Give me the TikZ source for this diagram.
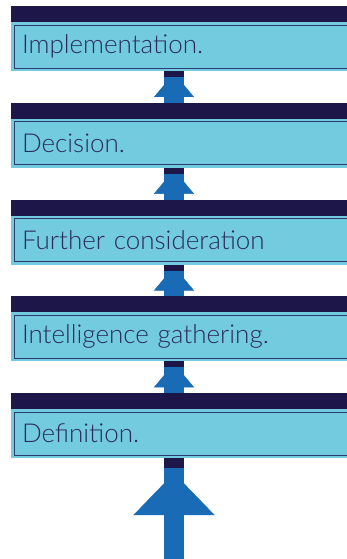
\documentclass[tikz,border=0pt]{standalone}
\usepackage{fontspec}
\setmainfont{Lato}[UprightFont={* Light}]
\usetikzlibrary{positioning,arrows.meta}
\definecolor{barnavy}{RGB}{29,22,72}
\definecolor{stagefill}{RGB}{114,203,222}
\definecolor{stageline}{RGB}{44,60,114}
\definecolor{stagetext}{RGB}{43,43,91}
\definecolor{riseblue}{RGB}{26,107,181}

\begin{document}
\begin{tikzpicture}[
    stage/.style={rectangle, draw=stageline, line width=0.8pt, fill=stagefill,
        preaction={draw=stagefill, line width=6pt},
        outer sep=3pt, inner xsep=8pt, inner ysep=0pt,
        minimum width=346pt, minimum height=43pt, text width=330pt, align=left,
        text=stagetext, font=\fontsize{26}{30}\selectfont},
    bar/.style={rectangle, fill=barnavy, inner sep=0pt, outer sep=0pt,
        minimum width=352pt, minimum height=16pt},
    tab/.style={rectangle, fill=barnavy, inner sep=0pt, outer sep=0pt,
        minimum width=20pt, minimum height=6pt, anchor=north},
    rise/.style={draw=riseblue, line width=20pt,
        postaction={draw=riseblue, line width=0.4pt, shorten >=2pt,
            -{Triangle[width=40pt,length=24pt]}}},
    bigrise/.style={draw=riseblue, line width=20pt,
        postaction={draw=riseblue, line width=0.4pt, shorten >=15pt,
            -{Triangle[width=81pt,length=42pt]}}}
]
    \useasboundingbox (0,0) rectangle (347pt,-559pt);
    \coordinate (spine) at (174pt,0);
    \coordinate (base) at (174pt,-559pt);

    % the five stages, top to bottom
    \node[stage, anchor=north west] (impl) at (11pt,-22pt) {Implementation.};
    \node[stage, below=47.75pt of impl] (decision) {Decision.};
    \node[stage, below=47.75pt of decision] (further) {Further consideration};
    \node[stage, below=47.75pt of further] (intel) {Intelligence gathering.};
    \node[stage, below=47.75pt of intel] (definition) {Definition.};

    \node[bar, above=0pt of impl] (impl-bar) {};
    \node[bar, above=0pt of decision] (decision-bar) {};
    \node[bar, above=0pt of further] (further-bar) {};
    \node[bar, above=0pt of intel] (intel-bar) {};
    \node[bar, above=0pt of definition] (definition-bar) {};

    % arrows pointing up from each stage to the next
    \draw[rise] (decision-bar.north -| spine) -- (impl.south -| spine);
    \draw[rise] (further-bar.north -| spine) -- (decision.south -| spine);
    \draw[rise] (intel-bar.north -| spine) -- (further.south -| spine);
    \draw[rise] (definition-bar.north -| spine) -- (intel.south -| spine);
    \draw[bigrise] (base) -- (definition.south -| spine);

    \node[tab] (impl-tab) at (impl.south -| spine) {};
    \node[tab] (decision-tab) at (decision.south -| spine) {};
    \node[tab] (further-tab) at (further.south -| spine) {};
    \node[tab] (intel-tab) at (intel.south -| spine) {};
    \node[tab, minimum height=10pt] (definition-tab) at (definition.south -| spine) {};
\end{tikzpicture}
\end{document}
* * *
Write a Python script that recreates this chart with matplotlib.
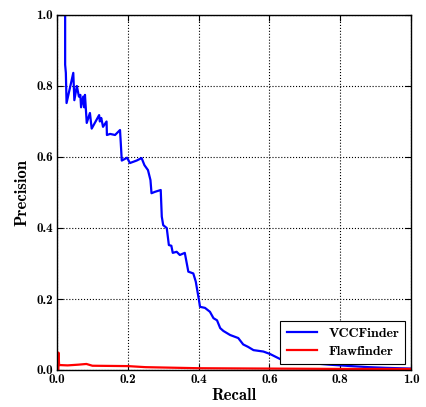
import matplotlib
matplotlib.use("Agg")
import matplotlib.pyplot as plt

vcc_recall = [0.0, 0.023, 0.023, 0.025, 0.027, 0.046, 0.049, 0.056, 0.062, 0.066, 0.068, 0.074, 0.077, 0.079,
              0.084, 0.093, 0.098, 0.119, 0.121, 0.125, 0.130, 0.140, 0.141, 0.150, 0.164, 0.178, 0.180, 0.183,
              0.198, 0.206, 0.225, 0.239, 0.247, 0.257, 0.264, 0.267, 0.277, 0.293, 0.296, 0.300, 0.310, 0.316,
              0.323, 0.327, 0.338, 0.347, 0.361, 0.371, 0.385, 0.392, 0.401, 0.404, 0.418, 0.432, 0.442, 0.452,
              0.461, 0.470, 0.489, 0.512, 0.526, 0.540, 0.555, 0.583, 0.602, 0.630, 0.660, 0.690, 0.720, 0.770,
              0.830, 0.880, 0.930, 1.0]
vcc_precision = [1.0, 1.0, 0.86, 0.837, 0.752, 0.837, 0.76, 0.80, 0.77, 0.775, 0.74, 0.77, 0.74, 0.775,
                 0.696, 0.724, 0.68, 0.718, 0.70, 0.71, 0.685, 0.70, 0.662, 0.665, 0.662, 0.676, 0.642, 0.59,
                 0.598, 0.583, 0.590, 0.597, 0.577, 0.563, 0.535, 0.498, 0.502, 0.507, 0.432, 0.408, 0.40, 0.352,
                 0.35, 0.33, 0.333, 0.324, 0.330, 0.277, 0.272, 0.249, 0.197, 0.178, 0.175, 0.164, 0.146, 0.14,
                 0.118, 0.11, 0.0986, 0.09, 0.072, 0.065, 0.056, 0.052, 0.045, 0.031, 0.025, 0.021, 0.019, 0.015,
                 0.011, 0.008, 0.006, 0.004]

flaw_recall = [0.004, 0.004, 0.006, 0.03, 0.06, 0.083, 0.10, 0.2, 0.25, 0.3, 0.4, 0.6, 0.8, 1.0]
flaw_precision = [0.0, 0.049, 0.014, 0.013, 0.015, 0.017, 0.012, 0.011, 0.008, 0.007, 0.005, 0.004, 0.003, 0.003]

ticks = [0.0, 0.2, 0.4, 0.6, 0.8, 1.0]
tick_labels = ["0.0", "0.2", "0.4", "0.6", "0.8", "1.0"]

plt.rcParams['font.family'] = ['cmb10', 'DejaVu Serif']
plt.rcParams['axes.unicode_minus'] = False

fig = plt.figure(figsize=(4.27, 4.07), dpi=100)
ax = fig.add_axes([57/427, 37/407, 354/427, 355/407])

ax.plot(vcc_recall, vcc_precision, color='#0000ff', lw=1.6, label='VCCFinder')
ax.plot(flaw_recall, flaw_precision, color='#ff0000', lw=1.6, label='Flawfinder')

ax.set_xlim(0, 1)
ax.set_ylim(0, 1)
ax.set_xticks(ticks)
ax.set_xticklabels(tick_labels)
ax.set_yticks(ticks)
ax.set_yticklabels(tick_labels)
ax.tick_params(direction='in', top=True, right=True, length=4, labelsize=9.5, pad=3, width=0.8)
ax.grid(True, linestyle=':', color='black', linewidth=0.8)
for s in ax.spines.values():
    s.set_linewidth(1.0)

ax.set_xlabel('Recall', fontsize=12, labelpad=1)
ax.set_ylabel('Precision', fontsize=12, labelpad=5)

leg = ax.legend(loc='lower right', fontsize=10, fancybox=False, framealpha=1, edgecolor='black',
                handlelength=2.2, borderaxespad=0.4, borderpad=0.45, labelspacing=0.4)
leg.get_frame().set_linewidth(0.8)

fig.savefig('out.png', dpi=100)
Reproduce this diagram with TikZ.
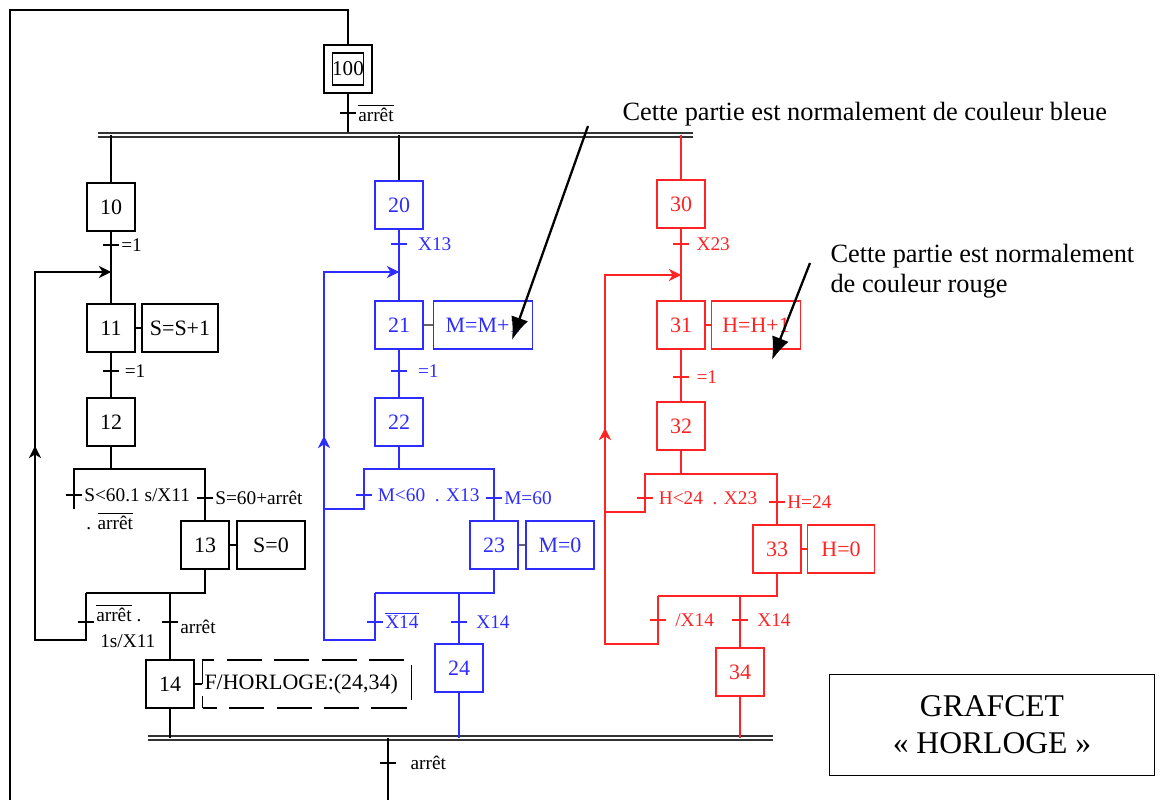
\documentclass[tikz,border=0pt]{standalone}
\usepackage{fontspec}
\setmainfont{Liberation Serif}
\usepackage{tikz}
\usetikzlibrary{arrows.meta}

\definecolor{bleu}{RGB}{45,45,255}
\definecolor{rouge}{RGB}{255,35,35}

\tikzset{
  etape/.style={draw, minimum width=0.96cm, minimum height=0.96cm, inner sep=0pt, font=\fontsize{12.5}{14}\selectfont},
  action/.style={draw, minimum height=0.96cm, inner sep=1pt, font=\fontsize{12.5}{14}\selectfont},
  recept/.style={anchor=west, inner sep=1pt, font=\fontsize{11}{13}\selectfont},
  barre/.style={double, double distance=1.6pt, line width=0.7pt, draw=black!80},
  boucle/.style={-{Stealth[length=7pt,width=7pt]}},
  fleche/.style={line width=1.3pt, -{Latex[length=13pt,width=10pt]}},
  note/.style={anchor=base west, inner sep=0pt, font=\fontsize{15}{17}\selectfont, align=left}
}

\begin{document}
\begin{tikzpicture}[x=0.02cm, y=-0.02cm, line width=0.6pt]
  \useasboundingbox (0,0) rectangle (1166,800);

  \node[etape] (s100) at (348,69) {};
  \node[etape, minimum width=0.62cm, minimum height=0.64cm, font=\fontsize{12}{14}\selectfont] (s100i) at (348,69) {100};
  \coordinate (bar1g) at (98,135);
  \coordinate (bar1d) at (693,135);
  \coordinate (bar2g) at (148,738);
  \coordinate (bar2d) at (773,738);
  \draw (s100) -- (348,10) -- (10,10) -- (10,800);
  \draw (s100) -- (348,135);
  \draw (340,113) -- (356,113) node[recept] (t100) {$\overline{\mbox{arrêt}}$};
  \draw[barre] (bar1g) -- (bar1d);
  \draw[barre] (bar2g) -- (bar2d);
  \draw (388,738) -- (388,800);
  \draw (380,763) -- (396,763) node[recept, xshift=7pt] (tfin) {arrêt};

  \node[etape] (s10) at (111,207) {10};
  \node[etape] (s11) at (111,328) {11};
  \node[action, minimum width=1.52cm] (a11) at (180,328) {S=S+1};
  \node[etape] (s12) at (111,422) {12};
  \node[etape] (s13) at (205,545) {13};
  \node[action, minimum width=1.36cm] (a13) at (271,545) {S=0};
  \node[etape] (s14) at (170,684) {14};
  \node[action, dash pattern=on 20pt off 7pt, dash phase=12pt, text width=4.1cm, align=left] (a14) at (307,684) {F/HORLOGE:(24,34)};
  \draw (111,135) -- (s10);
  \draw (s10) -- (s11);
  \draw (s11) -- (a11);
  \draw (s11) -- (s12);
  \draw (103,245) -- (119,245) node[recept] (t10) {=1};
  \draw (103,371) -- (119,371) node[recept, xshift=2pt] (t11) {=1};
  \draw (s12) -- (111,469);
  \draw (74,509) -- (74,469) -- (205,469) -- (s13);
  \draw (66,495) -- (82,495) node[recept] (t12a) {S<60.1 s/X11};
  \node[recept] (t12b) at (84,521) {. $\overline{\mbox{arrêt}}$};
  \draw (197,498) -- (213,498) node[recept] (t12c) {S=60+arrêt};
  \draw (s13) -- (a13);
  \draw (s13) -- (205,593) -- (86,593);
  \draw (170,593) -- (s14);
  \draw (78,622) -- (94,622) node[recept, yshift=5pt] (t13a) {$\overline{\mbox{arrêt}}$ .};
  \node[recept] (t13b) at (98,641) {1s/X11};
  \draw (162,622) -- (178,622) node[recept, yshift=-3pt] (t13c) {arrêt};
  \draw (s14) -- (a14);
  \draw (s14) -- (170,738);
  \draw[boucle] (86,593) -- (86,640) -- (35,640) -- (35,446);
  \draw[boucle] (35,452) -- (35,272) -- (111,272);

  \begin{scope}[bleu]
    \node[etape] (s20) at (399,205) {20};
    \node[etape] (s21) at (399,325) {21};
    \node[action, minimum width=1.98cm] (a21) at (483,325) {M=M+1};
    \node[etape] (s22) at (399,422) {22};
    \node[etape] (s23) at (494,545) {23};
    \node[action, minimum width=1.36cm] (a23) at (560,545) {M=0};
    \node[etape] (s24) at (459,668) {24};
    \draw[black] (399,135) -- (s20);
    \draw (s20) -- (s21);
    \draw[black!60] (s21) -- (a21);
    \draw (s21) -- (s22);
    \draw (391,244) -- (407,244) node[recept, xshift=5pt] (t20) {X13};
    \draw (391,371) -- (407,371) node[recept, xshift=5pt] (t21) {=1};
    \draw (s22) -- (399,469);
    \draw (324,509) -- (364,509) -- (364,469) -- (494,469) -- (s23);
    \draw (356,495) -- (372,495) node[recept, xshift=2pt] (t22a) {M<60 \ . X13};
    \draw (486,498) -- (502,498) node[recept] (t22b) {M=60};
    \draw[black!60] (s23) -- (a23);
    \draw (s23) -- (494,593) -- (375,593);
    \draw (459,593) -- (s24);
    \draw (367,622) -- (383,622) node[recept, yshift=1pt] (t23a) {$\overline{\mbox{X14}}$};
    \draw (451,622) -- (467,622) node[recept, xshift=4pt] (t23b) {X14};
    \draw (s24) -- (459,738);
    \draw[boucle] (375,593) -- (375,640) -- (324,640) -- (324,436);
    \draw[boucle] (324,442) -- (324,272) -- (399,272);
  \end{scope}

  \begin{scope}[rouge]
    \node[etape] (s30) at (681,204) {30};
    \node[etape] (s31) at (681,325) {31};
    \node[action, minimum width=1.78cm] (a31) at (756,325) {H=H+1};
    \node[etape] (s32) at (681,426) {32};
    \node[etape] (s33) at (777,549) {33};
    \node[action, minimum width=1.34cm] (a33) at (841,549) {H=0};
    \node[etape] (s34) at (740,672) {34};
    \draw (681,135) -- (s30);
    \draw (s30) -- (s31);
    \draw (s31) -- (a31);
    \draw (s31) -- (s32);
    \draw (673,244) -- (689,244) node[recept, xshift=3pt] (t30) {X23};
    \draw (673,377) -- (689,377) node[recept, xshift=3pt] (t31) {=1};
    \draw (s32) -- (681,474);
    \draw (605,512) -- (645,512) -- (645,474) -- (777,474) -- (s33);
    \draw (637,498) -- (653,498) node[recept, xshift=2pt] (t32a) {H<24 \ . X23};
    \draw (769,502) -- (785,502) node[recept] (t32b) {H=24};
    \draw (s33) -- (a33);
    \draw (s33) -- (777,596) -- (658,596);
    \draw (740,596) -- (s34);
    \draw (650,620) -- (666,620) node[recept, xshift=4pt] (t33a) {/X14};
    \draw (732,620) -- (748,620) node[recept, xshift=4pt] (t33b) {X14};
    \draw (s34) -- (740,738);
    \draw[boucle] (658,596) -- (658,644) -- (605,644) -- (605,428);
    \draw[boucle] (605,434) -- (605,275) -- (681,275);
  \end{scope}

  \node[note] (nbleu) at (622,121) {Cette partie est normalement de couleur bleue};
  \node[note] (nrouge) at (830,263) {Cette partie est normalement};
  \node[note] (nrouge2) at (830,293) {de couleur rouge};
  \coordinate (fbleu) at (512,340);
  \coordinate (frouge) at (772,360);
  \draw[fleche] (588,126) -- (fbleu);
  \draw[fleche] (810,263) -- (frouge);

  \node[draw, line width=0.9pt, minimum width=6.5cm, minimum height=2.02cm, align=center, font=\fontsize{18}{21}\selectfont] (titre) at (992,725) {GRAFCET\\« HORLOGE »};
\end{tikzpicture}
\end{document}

Required task: Everything from the line that contains "Write a Python" down to the line that contains "import matplotlib.pyplot as plt" should be written out exactly, end lines too, minus the pictures.

Expected output:
Write a Python script that recreates this chart with matplotlib.
import matplotlib
matplotlib.use("Agg")
import matplotlib.pyplot as plt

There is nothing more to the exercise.